Dennis Adams

Galerie Lumen Travo

Dennis Adams creates a dialectic between covering and exposing, between interior and exterior in this exhibition entitled “Vanities.” With the use of mirror and light, the back of the work Double Vanity, 1991, recalls a makeup table in a dressing room. The large, central mirror reflects the Stedelijk Museum across the street from the gallery, as well as the person in front of it. Thus it plays on the viewer’s vanity and his wishful projections, and on Adams’ own deceptive integration of the museum into the piece or his presumptuous goal of having the piece in the museum. This mirroring also reveals the mediation and close relationship between the two institutions, and the interchangeability of inside and outside. The front of the work presents a triptych. In the middle of this construction there is a large documentary photograph of Adams’ personal surroundings; we see the view from his New York studio, a Chinese textile factory, and an anonymous worker sewing under the harsh light of a sweatshop. This documentation of a moment is not so much a fragment of universal history as it is part of a personal biography that exposes the universal and the concealed in the everyday reality of our collective memory. Double Vanity reflects, on the one hand, the subjective reference to humanity and environment, and, on the other, society as objective reality. Like a literary point of view in fiction, the challenge to subjective or objective identity is contingent on transparency, prospect, angle, and context.

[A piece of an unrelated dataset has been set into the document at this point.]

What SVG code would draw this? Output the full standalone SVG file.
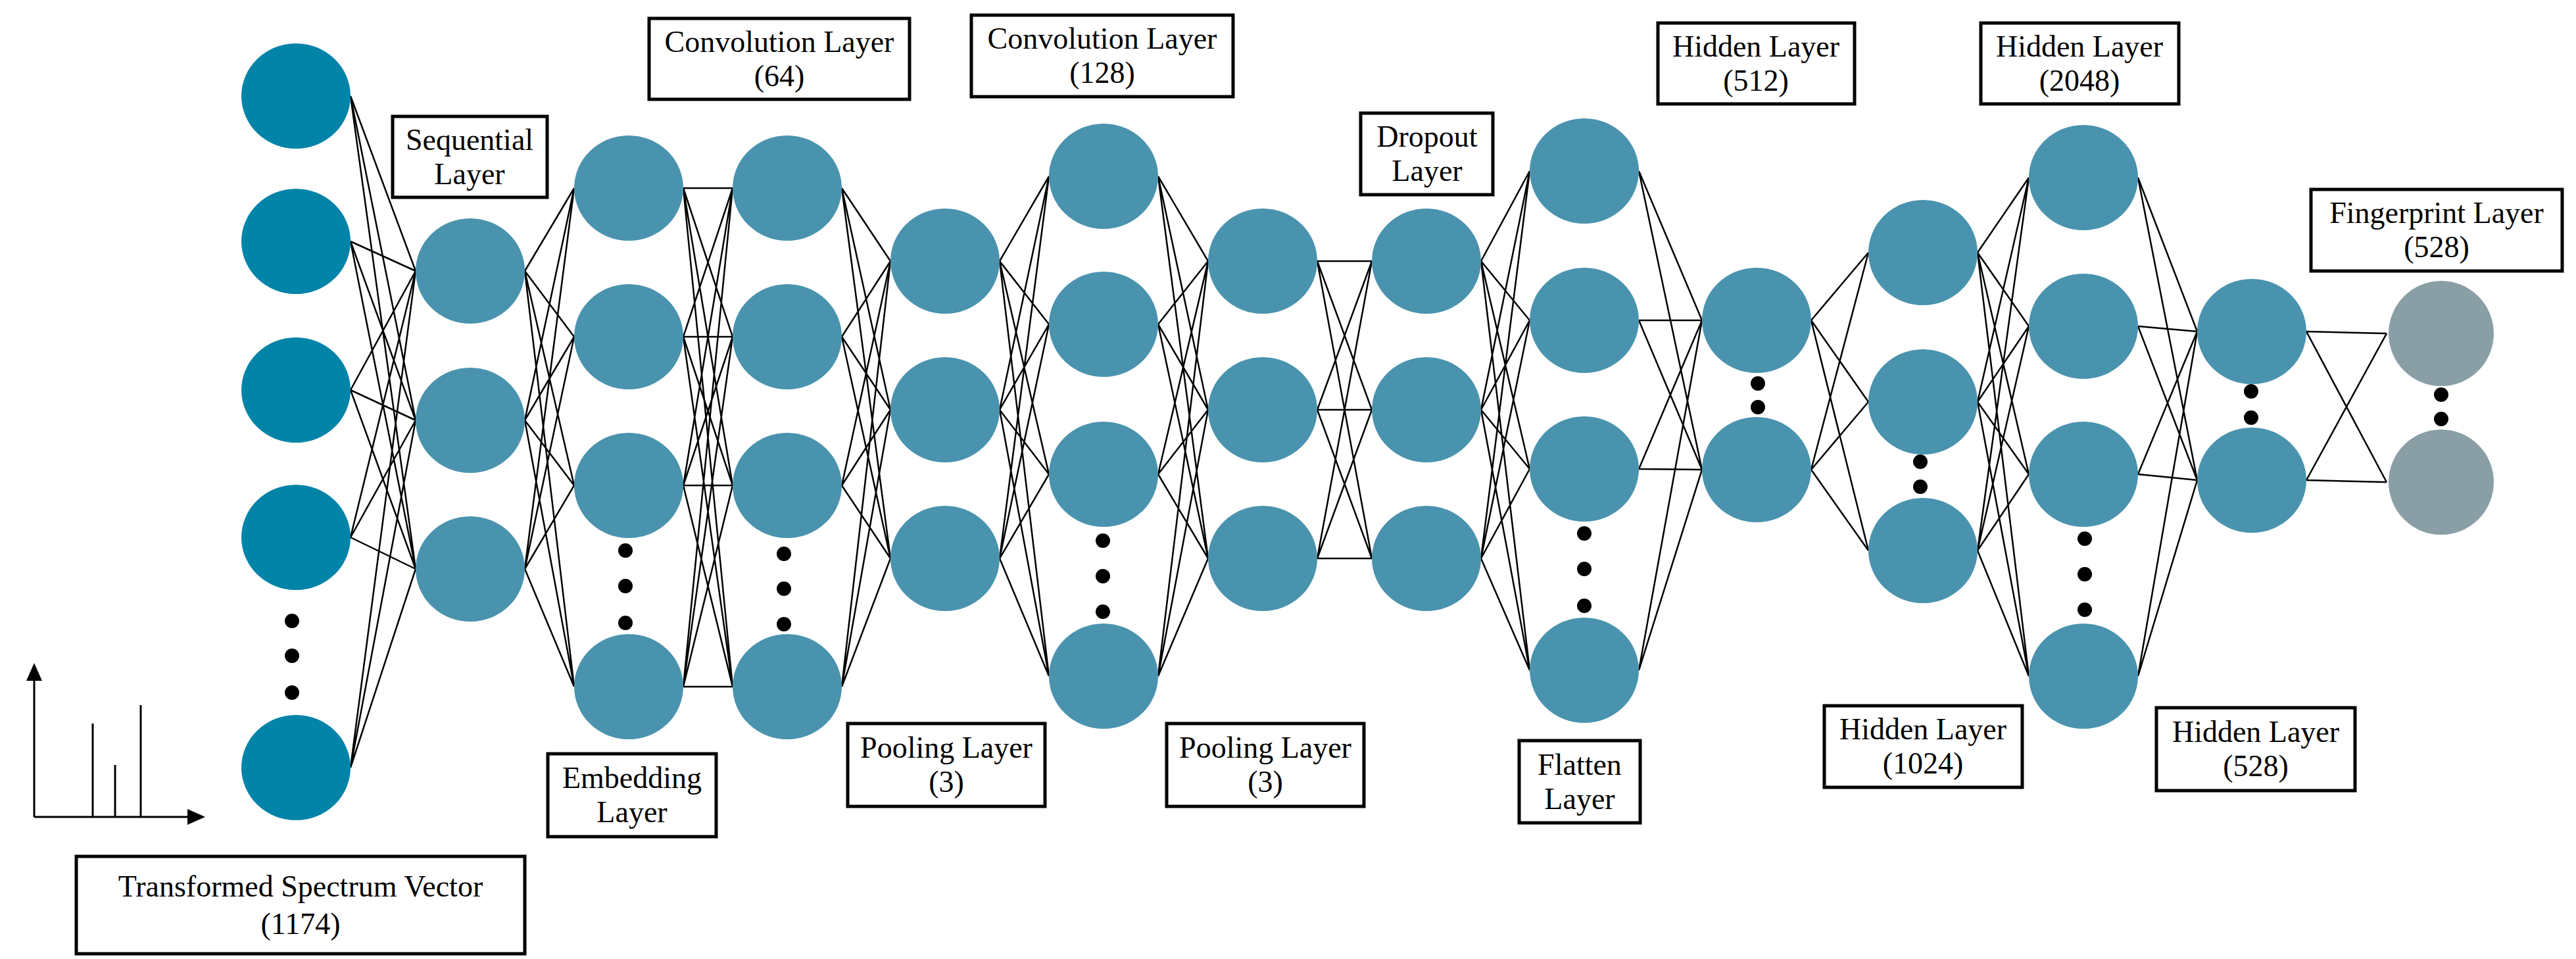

Arcadian Blind, 1991, is Adams' design for a pavilion at the exhibition “Art for a Natural and Artificial Environment.” The scale model for it that was exhibited here refers to the fantasy architecture of 18th-century follies. Adams has not built a rustic, idyllic double as a mirror image of historical memory; rather, he employs functionalist severity. The exterior of this pavilion, consisting of three overlapping triangles and accessible from all three sides, is concealed by a hedge. The interior contains three illuminated photographs behind smoked glass, and these three pictures, in turn, form a smaller triangle. Sequentially, the light boxes show the decay of a low-income housing project: only the ruins remain. While ruins were romantic in the 18th century, Adams transposes their meaning onto our urban reality. As an interesting folly between fiction and reality, this pavilion presents an idyll on the exterior, a mirage that contrasts with the decay represented in the interior. And it reveals the metaphoric decay of earlier ideals.

––Frank-Alexander Hettig

Translated from the German by Joachim Neugroschel.